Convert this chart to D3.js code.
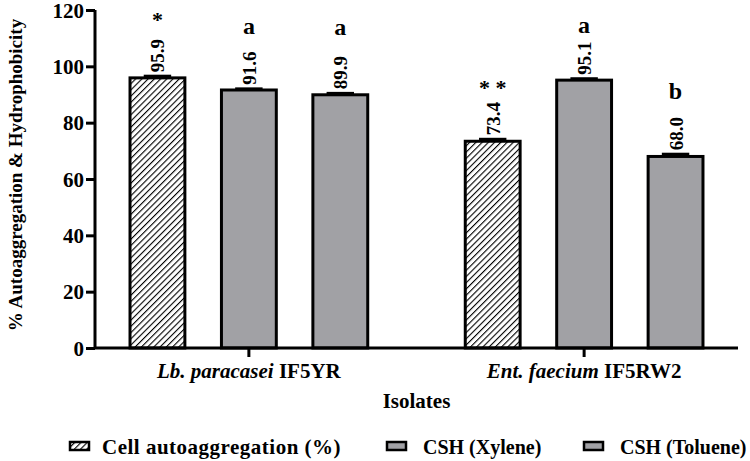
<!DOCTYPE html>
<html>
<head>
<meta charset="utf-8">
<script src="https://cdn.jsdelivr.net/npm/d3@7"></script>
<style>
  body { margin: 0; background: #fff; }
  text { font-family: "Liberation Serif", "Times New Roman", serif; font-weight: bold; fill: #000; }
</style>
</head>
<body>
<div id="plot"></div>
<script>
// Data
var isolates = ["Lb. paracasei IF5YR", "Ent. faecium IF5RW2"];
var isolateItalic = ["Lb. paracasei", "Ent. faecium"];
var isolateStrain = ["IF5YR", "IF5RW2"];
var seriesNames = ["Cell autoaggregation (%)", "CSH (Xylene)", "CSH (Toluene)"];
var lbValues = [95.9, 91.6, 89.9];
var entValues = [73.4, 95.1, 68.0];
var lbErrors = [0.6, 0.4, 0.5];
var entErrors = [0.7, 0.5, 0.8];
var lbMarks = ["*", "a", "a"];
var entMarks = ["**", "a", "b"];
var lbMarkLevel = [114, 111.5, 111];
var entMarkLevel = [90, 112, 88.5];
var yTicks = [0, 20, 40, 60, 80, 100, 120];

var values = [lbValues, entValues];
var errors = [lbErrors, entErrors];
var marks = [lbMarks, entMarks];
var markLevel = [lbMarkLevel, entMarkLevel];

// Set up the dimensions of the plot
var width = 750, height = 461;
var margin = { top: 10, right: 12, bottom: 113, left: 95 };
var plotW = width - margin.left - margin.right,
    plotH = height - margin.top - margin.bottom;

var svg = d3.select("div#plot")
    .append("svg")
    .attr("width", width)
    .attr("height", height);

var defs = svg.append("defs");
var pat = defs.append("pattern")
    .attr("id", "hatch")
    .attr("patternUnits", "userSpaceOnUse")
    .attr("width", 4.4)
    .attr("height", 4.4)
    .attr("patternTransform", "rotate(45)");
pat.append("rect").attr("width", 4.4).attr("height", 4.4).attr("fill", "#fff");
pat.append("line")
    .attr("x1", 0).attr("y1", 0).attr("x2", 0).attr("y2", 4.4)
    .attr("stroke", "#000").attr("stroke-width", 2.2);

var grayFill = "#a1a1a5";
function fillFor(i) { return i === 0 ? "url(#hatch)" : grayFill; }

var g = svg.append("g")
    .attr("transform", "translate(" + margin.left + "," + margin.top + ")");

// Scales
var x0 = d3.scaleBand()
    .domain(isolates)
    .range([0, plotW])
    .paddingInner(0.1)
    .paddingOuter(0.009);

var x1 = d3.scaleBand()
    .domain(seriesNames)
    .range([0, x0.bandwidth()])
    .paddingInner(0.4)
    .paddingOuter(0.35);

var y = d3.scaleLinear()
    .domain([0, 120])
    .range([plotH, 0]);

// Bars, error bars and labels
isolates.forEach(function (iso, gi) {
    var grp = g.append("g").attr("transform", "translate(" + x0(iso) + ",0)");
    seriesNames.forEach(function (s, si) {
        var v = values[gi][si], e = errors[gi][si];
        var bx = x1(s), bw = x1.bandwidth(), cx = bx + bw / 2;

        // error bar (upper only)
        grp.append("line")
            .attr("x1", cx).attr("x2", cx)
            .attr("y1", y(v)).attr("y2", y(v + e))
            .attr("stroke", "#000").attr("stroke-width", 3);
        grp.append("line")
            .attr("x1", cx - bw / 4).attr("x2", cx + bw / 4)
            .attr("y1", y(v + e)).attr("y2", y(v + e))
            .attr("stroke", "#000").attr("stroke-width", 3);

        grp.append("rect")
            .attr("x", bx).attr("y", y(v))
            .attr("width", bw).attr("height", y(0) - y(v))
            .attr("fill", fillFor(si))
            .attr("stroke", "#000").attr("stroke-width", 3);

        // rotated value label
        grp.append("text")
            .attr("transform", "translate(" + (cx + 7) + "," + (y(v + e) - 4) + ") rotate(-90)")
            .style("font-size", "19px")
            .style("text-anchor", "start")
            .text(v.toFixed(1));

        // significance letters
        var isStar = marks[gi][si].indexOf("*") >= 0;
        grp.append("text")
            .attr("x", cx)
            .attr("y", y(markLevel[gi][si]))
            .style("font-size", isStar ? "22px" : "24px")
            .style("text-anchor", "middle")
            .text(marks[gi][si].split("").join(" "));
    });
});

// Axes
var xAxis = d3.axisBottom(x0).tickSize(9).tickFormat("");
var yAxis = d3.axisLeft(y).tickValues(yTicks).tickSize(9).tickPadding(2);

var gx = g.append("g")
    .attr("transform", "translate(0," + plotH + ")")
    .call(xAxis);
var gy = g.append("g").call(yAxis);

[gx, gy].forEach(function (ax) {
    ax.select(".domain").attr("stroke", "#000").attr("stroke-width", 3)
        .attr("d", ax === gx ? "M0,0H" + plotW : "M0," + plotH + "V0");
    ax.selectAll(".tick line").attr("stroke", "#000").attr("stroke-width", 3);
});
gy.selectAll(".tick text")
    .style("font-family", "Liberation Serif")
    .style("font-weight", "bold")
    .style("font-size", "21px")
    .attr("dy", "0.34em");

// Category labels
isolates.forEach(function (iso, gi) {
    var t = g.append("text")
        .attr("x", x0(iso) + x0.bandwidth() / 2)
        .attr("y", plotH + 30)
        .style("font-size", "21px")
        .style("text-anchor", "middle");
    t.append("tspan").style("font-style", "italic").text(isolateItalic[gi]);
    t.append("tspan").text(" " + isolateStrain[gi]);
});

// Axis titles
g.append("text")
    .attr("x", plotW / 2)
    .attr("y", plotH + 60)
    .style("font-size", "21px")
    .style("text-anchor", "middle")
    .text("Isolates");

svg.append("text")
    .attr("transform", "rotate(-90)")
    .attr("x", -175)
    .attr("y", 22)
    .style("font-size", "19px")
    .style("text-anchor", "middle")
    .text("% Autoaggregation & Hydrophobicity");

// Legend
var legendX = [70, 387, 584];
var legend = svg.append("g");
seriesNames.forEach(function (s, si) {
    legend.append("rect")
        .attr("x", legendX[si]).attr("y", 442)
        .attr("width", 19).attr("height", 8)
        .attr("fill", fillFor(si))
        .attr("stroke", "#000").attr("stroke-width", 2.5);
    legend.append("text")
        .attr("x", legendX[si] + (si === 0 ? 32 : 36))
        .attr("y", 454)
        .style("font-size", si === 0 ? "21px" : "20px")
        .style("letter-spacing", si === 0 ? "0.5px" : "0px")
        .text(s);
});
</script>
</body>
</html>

● ● ● ●

- _Request_: Every line above should be returned word for word, with the pictures left behind.

- _Correct answer_:
Convert this chart to D3.js code.
<!DOCTYPE html>
<html>
<head>
<meta charset="utf-8">
<script src="https://cdn.jsdelivr.net/npm/d3@7"></script>
<style>
  body { margin: 0; background: #fff; }
  text { font-family: "Liberation Serif", "Times New Roman", serif; font-weight: bold; fill: #000; }
</style>
</head>
<body>
<div id="plot"></div>
<script>
// Data
var isolates = ["Lb. paracasei IF5YR", "Ent. faecium IF5RW2"];
var isolateItalic = ["Lb. paracasei", "Ent. faecium"];
var isolateStrain = ["IF5YR", "IF5RW2"];
var seriesNames = ["Cell autoaggregation (%)", "CSH (Xylene)", "CSH (Toluene)"];
var lbValues = [95.9, 91.6, 89.9];
var entValues = [73.4, 95.1, 68.0];
var lbErrors = [0.6, 0.4, 0.5];
var entErrors = [0.7, 0.5, 0.8];
var lbMarks = ["*", "a", "a"];
var entMarks = ["**", "a", "b"];
var lbMarkLevel = [114, 111.5, 111];
var entMarkLevel = [90, 112, 88.5];
var yTicks = [0, 20, 40, 60, 80, 100, 120];

var values = [lbValues, entValues];
var errors = [lbErrors, entErrors];
var marks = [lbMarks, entMarks];
var markLevel = [lbMarkLevel, entMarkLevel];

// Set up the dimensions of the plot
var width = 750, height = 461;
var margin = { top: 10, right: 12, bottom: 113, left: 95 };
var plotW = width - margin.left - margin.right,
    plotH = height - margin.top - margin.bottom;

var svg = d3.select("div#plot")
    .append("svg")
    .attr("width", width)
    .attr("height", height);

var defs = svg.append("defs");
var pat = defs.append("pattern")
    .attr("id", "hatch")
    .attr("patternUnits", "userSpaceOnUse")
    .attr("width", 4.4)
    .attr("height", 4.4)
    .attr("patternTransform", "rotate(45)");
pat.append("rect").attr("width", 4.4).attr("height", 4.4).attr("fill", "#fff");
pat.append("line")
    .attr("x1", 0).attr("y1", 0).attr("x2", 0).attr("y2", 4.4)
    .attr("stroke", "#000").attr("stroke-width", 2.2);

var grayFill = "#a1a1a5";
function fillFor(i) { return i === 0 ? "url(#hatch)" : grayFill; }

var g = svg.append("g")
    .attr("transform", "translate(" + margin.left + "," + margin.top + ")");

// Scales
var x0 = d3.scaleBand()
    .domain(isolates)
    .range([0, plotW])
    .paddingInner(0.1)
    .paddingOuter(0.009);

var x1 = d3.scaleBand()
    .domain(seriesNames)
    .range([0, x0.bandwidth()])
    .paddingInner(0.4)
    .paddingOuter(0.35);

var y = d3.scaleLinear()
    .domain([0, 120])
    .range([plotH, 0]);

// Bars, error bars and labels
isolates.forEach(function (iso, gi) {
    var grp = g.append("g").attr("transform", "translate(" + x0(iso) + ",0)");
    seriesNames.forEach(function (s, si) {
        var v = values[gi][si], e = errors[gi][si];
        var bx = x1(s), bw = x1.bandwidth(), cx = bx + bw / 2;

        // error bar (upper only)
        grp.append("line")
            .attr("x1", cx).attr("x2", cx)
            .attr("y1", y(v)).attr("y2", y(v + e))
            .attr("stroke", "#000").attr("stroke-width", 3);
        grp.append("line")
            .attr("x1", cx - bw / 4).attr("x2", cx + bw / 4)
            .attr("y1", y(v + e)).attr("y2", y(v + e))
            .attr("stroke", "#000").attr("stroke-width", 3);

        grp.append("rect")
            .attr("x", bx).attr("y", y(v))
            .attr("width", bw).attr("height", y(0) - y(v))
            .attr("fill", fillFor(si))
            .attr("stroke", "#000").attr("stroke-width", 3);

        // rotated value label
        grp.append("text")
            .attr("transform", "translate(" + (cx + 7) + "," + (y(v + e) - 4) + ") rotate(-90)")
            .style("font-size", "19px")
            .style("text-anchor", "start")
            .text(v.toFixed(1));

        // significance letters
        var isStar = marks[gi][si].indexOf("*") >= 0;
        grp.append("text")
            .attr("x", cx)
            .attr("y", y(markLevel[gi][si]))
            .style("font-size", isStar ? "22px" : "24px")
            .style("text-anchor", "middle")
            .text(marks[gi][si].split("").join(" "));
    });
});

// Axes
var xAxis = d3.axisBottom(x0).tickSize(9).tickFormat("");
var yAxis = d3.axisLeft(y).tickValues(yTicks).tickSize(9).tickPadding(2);

var gx = g.append("g")
    .attr("transform", "translate(0," + plotH + ")")
    .call(xAxis);
var gy = g.append("g").call(yAxis);

[gx, gy].forEach(function (ax) {
    ax.select(".domain").attr("stroke", "#000").attr("stroke-width", 3)
        .attr("d", ax === gx ? "M0,0H" + plotW : "M0," + plotH + "V0");
    ax.selectAll(".tick line").attr("stroke", "#000").attr("stroke-width", 3);
});
gy.selectAll(".tick text")
    .style("font-family", "Liberation Serif")
    .style("font-weight", "bold")
    .style("font-size", "21px")
    .attr("dy", "0.34em");

// Category labels
isolates.forEach(function (iso, gi) {
    var t = g.append("text")
        .attr("x", x0(iso) + x0.bandwidth() / 2)
        .attr("y", plotH + 30)
        .style("font-size", "21px")
        .style("text-anchor", "middle");
    t.append("tspan").style("font-style", "italic").text(isolateItalic[gi]);
    t.append("tspan").text(" " + isolateStrain[gi]);
});

// Axis titles
g.append("text")
    .attr("x", plotW / 2)
    .attr("y", plotH + 60)
    .style("font-size", "21px")
    .style("text-anchor", "middle")
    .text("Isolates");

svg.append("text")
    .attr("transform", "rotate(-90)")
    .attr("x", -175)
    .attr("y", 22)
    .style("font-size", "19px")
    .style("text-anchor", "middle")
    .text("% Autoaggregation & Hydrophobicity");

// Legend
var legendX = [70, 387, 584];
var legend = svg.append("g");
seriesNames.forEach(function (s, si) {
    legend.append("rect")
        .attr("x", legendX[si]).attr("y", 442)
        .attr("width", 19).attr("height", 8)
        .attr("fill", fillFor(si))
        .attr("stroke", "#000").attr("stroke-width", 2.5);
    legend.append("text")
        .attr("x", legendX[si] + (si === 0 ? 32 : 36))
        .attr("y", 454)
        .style("font-size", si === 0 ? "21px" : "20px")
        .style("letter-spacing", si === 0 ? "0.5px" : "0px")
        .text(s);
});
</script>
</body>
</html>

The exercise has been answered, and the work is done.